I’ve been thinking. Even though us fans of user-centric identity like to think of it all being in the hands of individual users, it seems to me that in practice many users will delegate management of their identity data to a third party. They’ll do this for a variety of reasons, the main one being convenience, though the need to be always on may be a driver in the end, too.
So this leads to an interesting question: when I first arrive at a site, how does it know who I’ve chosen to be my IdP? When I turn up at Unicorns-R-Us, how do they know that they should go to Amazon to verify that I’m logged in and that I’m the same guy as shopped there last time?
This question is, of course, the question of IdP discovery, and although we’re not worrying about it much right now (at least in the user-centric world – I know Liberty has worried about it forever), I predict that we’ll be worrying about it a lot, Real Soon Now.
But why is it an issue? There seem to be all sorts of obvious options…
1. The OpenID approach: you (the user) give a URL to Unicorns-R-Us, and at that URL can be found further information about your identity. Clunky and weird for the average user.
2. Cookies. The first time you visit Unicorns-R-Us some miracle occurs that informs them I am an Amazon user and they set a cookie so they’ll always know in future. Two problems here, the first being that we still have that first encounter to solve and the second being that this works fine until you switch to my laptop and then you’re screwed.
3. Client-side component. This works well, and solves the first encounter problem, but still suffers from the issue of me switching to a machine without the component installed – or with it installed, but not yet initialised. Will I know how to initialise it, since that’s probably something I’d only do once a year or so? It can’t be too easy, or that’s clearly a security risk.

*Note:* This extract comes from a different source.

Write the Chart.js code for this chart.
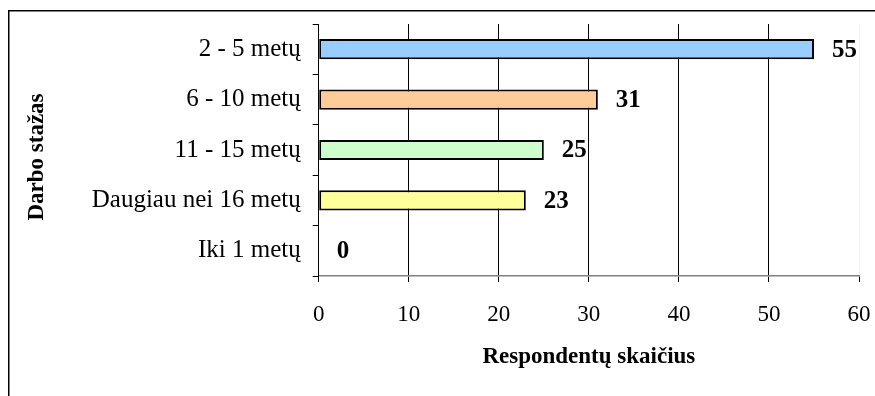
<!DOCTYPE html>
<html>
<head>
<meta charset="utf-8">
<script src="https://cdn.jsdelivr.net/npm/chart.js@4/dist/chart.umd.min.js"></script>
<style>
  html, body { margin: 0; padding: 0; background: #fff; }
  #wrap { position: relative; width: 875px; height: 396px; }
</style>
</head>
<body>
<div id="wrap"><canvas id="c" width="875" height="396"></canvas></div>
<script>
// Work experience groups and respondent counts
const categories = ['2 - 5 metų', '6 - 10 metų', '11 - 15 metų', 'Daugiau nei 16 metų', 'Iki 1 metų'];
const respondents = [55, 31, 25, 23, 0];
const barColors = ['#99CCFF', '#FFCC99', '#CCFFCC', '#FFFF99', '#CCCCFF'];
const xTicks = [0, 10, 20, 30, 40, 50, 60];
const xTitle = 'Respondentų skaičius';
const yTitle = 'Darbo stažas';

const SERIF = '"Liberation Serif", "Times New Roman", serif';

// Outer frame (top and left edges)
const framePlugin = {
  id: 'frame',
  beforeDraw(chart) {
    const ctx = chart.ctx;
    ctx.save();
    ctx.strokeStyle = '#000';
    ctx.lineWidth = 1.5;
    ctx.beginPath();
    ctx.moveTo(8.75, chart.height);
    ctx.lineTo(8.75, 10.75);
    ctx.lineTo(chart.width, 10.75);
    ctx.stroke();
    ctx.restore();
  }
};

// Rotated vertical axis title
const yTitlePlugin = {
  id: 'yTitle',
  afterDraw(chart) {
    const ctx = chart.ctx;
    ctx.save();
    ctx.translate(37, 157);
    ctx.rotate(-Math.PI / 2);
    ctx.font = 'bold 23px ' + SERIF;
    ctx.fillStyle = '#000';
    ctx.textAlign = 'center';
    ctx.textBaseline = 'middle';
    ctx.fillText(yTitle, 0, 0);
    ctx.restore();
  }
};

// Value labels to the right of each bar
const valueLabelPlugin = {
  id: 'valueLabels',
  afterDatasetsDraw(chart) {
    const ctx = chart.ctx;
    const meta = chart.getDatasetMeta(0);
    ctx.save();
    ctx.font = 'bold 25px ' + SERIF;
    ctx.fillStyle = '#000';
    ctx.textAlign = 'left';
    ctx.textBaseline = 'middle';
    meta.data.forEach((bar, i) => {
      ctx.fillText(String(respondents[i]), bar.x + 18, bar.y + 1);
    });
    ctx.restore();
  }
};

new Chart(document.getElementById('c'), {
  type: 'bar',
  data: {
    labels: categories,
    datasets: [{
      data: respondents,
      backgroundColor: barColors,
      borderColor: '#000',
      borderWidth: 2,
      borderSkipped: false,
      categoryPercentage: 1.0,
      barPercentage: 0.4
    }]
  },
  options: {
    indexAxis: 'y',
    responsive: false,
    animation: false,
    devicePixelRatio: 1,
    layout: { padding: { left: 0, top: 24, right: 16, bottom: 0 } },
    plugins: {
      legend: { display: false },
      tooltip: { enabled: false }
    },
    scales: {
      x: {
        min: 0,
        max: 60,
        afterBuildTicks(scale) {
          scale.ticks = xTicks.map(v => ({ value: v }));
        },
        afterFit(scale) {
          scale.height = 120;
          scale.paddingLeft = 0;
          scale.paddingRight = 0;
        },
        grid: {
          color: ctx => (ctx.tick && ctx.tick.value === 60) ? '#f2f2f2' : '#000',
          lineWidth: 1,
          drawTicks: true,
          tickLength: 6,
          tickColor: '#000'
        },
        border: { display: true, color: '#808080', width: 1.5 },
        ticks: {
          color: '#000',
          font: { family: SERIF, size: 23 },
          padding: 19,
          maxRotation: 0
        },
        title: {
          display: true,
          text: xTitle,
          color: '#000',
          font: { family: SERIF, size: 23, weight: 'bold' },
          padding: { top: 0, bottom: 25 }
        }
      },
      y: {
        afterFit(scale) {
          scale.width = 318.7;
          scale.paddingTop = 0;
          scale.paddingBottom = 0;
        },
        grid: {
          display: true,
          drawOnChartArea: false,
          drawTicks: true,
          tickLength: 6,
          offset: true,
          color: '#000',
          tickColor: '#000'
        },
        border: { display: true, color: '#000', width: 1 },
        ticks: {
          color: '#000',
          font: { family: SERIF, size: 25 },
          padding: 12
        }
      }
    }
  },
  plugins: [framePlugin, yTitlePlugin, valueLabelPlugin]
});
</script>
</body>
</html>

I’m starting to run out of ideas here, and so far none of them have worked really well. I suspect that in the end we’ll end up with the OpenID approach (“ask the user”) but with something more friendly than a URL and with a flow that often requires no effort on the part of the user. But its an interesting question that I don’t have a good answer to – and a good answer is key to a user-centric identity world.
I predict that figuring out standards and a good user experience around this problem will be one of the major pieces of the user-centric identity puzzle over the next couple of years.